In 2016 he played the role of the Lord Chamberlain in the Netflix series The Crown.

==Film and television roles==
- I, Claudius (1976) - Courier - "A Touch of Murder", "Family Affairs"
- Disraeli (1978) - Montagu Corry - 2 episodes
- Shelley (1980) - Ken - "Expletive Deleted"
- The Awakening (1980) - Paul Whittier - TV film
- Escape (1980) - Det. Sgt. Forsyth - "Lord Lucan"
- Diamonds (1981) - Policeman - "Homecoming"
- By the Sword Divided (1983) - Capt. Bracewell - "A Silver Moon"
- Crown Court (1984) - John Laing - "Dirty Washing: Part 1"
- Florence Nightingale (1984) - Henry Nicholson - TV Movie
- Shine on Harvey Moon (1984, 1985) - Adrian Horowitz - 2 episodes
- Brat Farrar (1986) - Kevin McDermott, Q.C. - Episode #1.2
- The Beiderbecke Connection (1988) - Ivan - 4 episodes
- Mike & Angelo (1989) - Dr. Waterstone - "Mother and the Doctor"
- Saracen (1989) - Bernard McGrath - "Starcross"
- Casualty (1990) - Gordon Robinson - "Love’s a Pain"
- The Manageress (1990) - Mark Sadler - 6 episodes
- Shoot to Kill (1990) - Detective Inspector - TV Movie
- TECX (1990) - Paul Forbes - "A Soldier's Death"
- The Men's Room (1991) - James Walton - 3 episodes
- The Ruth Rendell Mysteries (1988-1992) - Chief Supt. Howard Fortune - 6 episodes
- Rumpole of the Bailey (1992) - Desmond Casterini - "Rumpole and the Eternal Triangle"

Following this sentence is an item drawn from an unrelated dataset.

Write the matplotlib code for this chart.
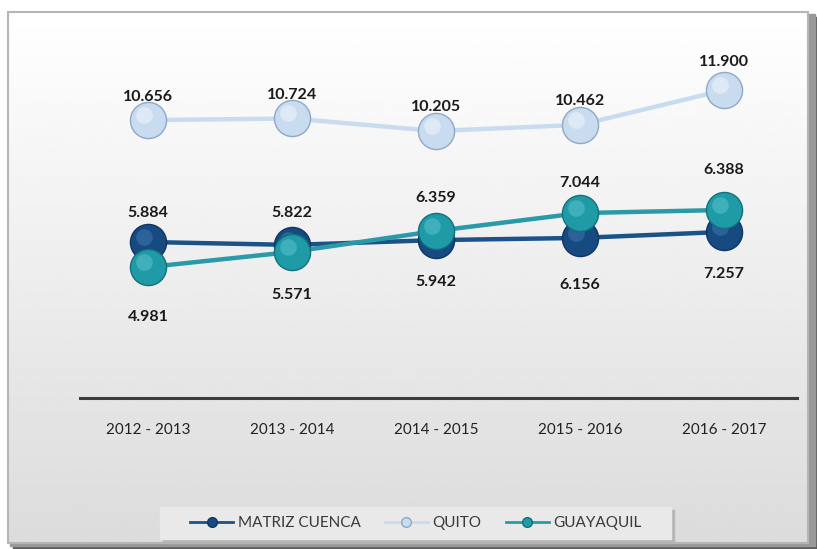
import numpy as np
import matplotlib
matplotlib.use("Agg")
import matplotlib.pyplot as plt
from matplotlib.patches import Rectangle

# categories and series
periods = ["2012 - 2013", "2013 - 2014", "2014 - 2015", "2015 - 2016", "2016 - 2017"]
series_names = ["MATRIZ CUENCA", "QUITO", "GUAYAQUIL"]

# plotted heights (labels in the source do not follow them)
cuenca_pos = [5.60, 5.48, 5.68, 5.77, 6.02]
quito_pos = [10.656, 10.724, 10.205, 10.462, 11.900]
guayaquil_pos = [4.56, 5.19, 6.06, 6.80, 6.93]

# data labels as printed in the chart
cuenca_lbl = ["5.884", "5.822", "5.942", "6.156", "7.257"]
quito_lbl = ["10.656", "10.724", "10.205", "10.462", "11.900"]
guayaquil_lbl = ["4.981", "5.571", "6.359", "7.044", "6.388"]

W, H = 817, 549
fig = plt.figure(figsize=(W / 100, H / 100), dpi=100)

# background: frame with gradient and shadow
bg = fig.add_axes([0, 0, 1, 1], zorder=0)
bg.set_xlim(0, W)
bg.set_ylim(H, 0)
bg.axis("off")
bg.add_patch(Rectangle((0, 0), W, H, color="white"))
# shadow on right / bottom
bg.add_patch(Rectangle((13, 17), W - 13, H - 17, color="#5e5e5e"))
bg.add_patch(Rectangle((10, 14), W - 12, H - 17, color="#999999"))
grad = np.linspace(1.0, 0.86, 256).reshape(-1, 1)
bg.imshow(grad, cmap="gray", vmin=0, vmax=1, aspect="auto",
          extent=(8, 808, 543, 12), zorder=2)
bg.add_patch(Rectangle((8, 12), 800, 531, fill=False, ec="#b5b5b5", lw=1.5, zorder=3))

ax = fig.add_axes([80 / W, 1 - 398 / H, 717 / W, (398 - 40) / H], zorder=2)
ax.patch.set_alpha(0)
x = np.arange(len(periods))
ax.set_xlim(-0.472, 4.507)
ax.set_ylim(-0.87, 13.98)

def sphere_line(vals, line_c, face_c, edge_c, hi_c, label, z):
    ax.plot(x, vals, color=line_c, lw=3.2, zorder=z, solid_capstyle="round")
    ax.plot(x, vals, ls="none", marker="o", ms=26, mfc=face_c, mec=edge_c,
            mew=1.0, zorder=z + 0.1)
    ax.plot(x - 0.025, np.array(vals) + 0.22, ls="none", marker="o", ms=12,
            mfc=hi_c, mec="none", alpha=0.4, zorder=z + 0.2)
    ax.plot([], [], color=line_c, lw=2, marker="o", ms=7, mfc=face_c,
            mec=edge_c, label=label)

sphere_line(cuenca_pos, "#1b5287", "#174a80", "#0e3560", "#4f86c0", series_names[0], 3)
sphere_line(quito_pos, "#c9dcef", "#c8dbef", "#8ea9c6", "#ffffff", series_names[1], 3)
sphere_line(guayaquil_pos, "#2a9aa8", "#1f9aa7", "#12707a", "#6fd0da", series_names[2], 4)

lbl_font = dict(fontsize=11.5, fontweight="bold", color="#1a1a1a",
                family="Lato", ha="center", va="center")

def put_labels(vals, labels, offsets):
    for i, (v, t) in enumerate(zip(vals, labels)):
        ax.annotate(t, (x[i], v), xytext=(0, offsets[i]),
                    textcoords="offset points", **lbl_font)

put_labels(quito_pos, quito_lbl, [17, 17, 17, 17, 20])
put_labels(cuenca_pos, cuenca_lbl, [21, 23, -30, -34, -30])
put_labels(guayaquil_pos, guayaquil_lbl, [-36, -31, 24, 22, 29])

for s in ["top", "left", "right"]:
    ax.spines[s].set_visible(False)
ax.spines["bottom"].set_color("#3c3c3c")
ax.spines["bottom"].set_linewidth(2.2)
ax.set_yticks([])
ax.set_xticks(x)
ax.set_xticklabels(periods, fontsize=11, family="Lato", color="#222222")
ax.tick_params(axis="x", length=0, pad=18)

# legend box with shadow
bg.add_patch(Rectangle((163, 510), 511, 33, color="#b5b5b5", zorder=4))
bg.add_patch(Rectangle((160, 507), 511, 32, color="#e9e9e9", zorder=5))
leg = fig.legend(loc="center", bbox_to_anchor=(416 / W, 1 - 523 / H), ncol=3,
                 frameon=False, handlelength=2.8, columnspacing=1.6,
                 handletextpad=0.3, prop=dict(family="Lato", size=11))
leg.set_zorder(6)
for t in leg.get_texts():
    t.set_color("#3a3a3a")

fig.savefig("out.png", dpi=100)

- Moon and Son (1992) - Inspector Sardou - 5 episodes
- Inspector Morse (1993) - Frank McTeer - "The Day of the Devil"
- Soldier Soldier (1993) - Lt. Col Mark Osbourne - 3 episodes
- Harry (1993) - Monaghan - episode #1.11
- Screen One (1994) - Maj. Anthony Hamilton-Smith - "A Breed of Heroes"

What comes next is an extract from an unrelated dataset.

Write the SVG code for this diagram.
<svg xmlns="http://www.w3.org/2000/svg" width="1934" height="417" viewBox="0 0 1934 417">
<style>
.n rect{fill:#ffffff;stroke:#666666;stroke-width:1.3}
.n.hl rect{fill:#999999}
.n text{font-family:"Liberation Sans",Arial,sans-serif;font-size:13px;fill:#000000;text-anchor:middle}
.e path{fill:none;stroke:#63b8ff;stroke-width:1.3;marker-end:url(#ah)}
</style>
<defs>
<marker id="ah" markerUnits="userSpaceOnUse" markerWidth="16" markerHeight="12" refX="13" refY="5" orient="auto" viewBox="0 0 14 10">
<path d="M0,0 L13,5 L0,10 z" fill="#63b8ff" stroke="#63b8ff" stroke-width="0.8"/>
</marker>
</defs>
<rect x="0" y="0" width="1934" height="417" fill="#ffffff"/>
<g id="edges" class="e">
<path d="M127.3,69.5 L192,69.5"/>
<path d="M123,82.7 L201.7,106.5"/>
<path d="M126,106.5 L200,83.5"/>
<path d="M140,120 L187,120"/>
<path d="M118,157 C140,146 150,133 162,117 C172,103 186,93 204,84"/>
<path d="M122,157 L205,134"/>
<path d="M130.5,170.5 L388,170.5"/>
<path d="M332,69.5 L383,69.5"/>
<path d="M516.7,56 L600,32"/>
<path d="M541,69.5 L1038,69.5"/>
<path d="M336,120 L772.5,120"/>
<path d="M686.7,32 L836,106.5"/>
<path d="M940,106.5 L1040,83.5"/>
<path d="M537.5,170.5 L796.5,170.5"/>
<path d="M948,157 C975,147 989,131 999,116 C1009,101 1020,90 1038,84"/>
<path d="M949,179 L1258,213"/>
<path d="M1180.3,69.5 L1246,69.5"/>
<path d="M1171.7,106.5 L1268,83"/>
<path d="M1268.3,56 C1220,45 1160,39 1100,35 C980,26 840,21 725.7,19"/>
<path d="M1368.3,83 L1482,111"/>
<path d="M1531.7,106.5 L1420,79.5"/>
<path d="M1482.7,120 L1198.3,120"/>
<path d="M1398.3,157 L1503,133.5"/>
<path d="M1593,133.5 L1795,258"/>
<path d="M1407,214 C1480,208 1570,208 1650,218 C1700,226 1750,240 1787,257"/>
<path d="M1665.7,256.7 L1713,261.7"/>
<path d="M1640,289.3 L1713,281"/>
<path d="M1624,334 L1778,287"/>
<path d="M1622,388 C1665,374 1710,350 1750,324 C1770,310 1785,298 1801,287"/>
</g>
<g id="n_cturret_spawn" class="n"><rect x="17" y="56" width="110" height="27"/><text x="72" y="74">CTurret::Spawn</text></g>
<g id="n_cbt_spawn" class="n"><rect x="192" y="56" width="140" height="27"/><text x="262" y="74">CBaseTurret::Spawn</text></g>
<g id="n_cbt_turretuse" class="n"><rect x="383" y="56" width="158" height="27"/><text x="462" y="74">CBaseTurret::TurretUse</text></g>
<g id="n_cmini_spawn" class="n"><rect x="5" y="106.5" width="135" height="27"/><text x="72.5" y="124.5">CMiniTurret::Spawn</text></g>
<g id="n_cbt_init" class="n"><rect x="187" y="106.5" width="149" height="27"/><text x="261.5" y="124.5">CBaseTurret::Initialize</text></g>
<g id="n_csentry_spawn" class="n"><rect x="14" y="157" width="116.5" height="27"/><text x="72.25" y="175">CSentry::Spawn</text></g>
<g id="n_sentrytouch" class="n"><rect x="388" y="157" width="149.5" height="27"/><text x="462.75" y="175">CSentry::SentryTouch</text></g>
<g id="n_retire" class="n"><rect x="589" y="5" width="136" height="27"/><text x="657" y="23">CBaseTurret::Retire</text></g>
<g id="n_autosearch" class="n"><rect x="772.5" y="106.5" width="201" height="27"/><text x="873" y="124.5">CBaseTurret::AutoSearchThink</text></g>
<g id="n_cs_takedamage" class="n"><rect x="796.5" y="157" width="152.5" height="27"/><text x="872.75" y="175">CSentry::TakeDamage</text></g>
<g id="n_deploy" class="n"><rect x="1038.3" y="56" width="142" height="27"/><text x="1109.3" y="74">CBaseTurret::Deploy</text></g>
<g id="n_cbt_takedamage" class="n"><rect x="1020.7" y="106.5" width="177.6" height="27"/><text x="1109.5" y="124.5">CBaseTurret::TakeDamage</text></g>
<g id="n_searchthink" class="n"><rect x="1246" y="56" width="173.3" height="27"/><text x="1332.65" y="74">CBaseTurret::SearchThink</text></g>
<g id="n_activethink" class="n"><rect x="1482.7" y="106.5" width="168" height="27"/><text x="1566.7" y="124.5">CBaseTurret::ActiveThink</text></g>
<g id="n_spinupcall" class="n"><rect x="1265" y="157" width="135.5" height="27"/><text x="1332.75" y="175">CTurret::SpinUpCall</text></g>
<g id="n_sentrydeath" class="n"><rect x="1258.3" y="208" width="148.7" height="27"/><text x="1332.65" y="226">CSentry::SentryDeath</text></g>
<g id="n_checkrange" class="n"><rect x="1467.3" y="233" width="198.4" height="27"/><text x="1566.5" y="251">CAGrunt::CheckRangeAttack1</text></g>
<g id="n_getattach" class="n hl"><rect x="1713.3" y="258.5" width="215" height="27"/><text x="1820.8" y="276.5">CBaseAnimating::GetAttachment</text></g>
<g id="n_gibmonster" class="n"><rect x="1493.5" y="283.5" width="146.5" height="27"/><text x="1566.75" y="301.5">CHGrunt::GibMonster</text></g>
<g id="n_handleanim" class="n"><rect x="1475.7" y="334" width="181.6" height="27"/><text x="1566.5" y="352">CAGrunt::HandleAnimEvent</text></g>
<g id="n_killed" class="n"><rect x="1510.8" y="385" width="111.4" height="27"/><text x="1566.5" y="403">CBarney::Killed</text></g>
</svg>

- The Bill (1995) - Michael Jackson - "In On The Game"
- The Politician's Wife (1995) - Ian Ruby Smith - 3 episodes
- In Suspicious Circumstances (1996) - Jack Durham - "The Silent Witness"
- Casualty (1996) - George Wilson - "Do You Believe in Fairies?"
- The Bill (1998) - Mr. Green - "The Stork"
- Heat of the Sun (1998) - Foreign Office Gent - "Private Lives"
- Father Ted (1995-1998) - John O’Leary - 6 episodes
- Midsomer Murders (2001) - Robin Wooliscroft - Episode: "Who Killed Cock Robin?"
- Silent Witness (2004) - Bob Gaghan - "A Time To Heal: Part 1"
- The Bill (2004) - DS Patrick McCourt - "Going Native"
- Judge John Deed (2005) - Sam Hill - "Lost and Found"
- Murder in Suburbia (2005) - Peter Allen - "For Better, for Worse"
- Cold Blood (2005) - Tom Wilburn - Episode: "Cold Blood"
- Midsomer Murders (2006) - Connor Simpson - "Death in Chorus"
- Lennon Naked (2010) - Apple Accountant - TV Movie
- The Crown (2016) - Lord Chamberlain - 5 episodes
- Ripper Street (2016) - Col. Sir Edward Bradford - Episodes: "A Last Good Act", "Occurrence Reports"
- Doctors (2022) - Ted Fletcher - Episode: "Taking Stock"

==Personal life==

Drury was married to actress Caroline Langrishe before divorcing in 1995. They have two daughters: Rosalind and Leonie.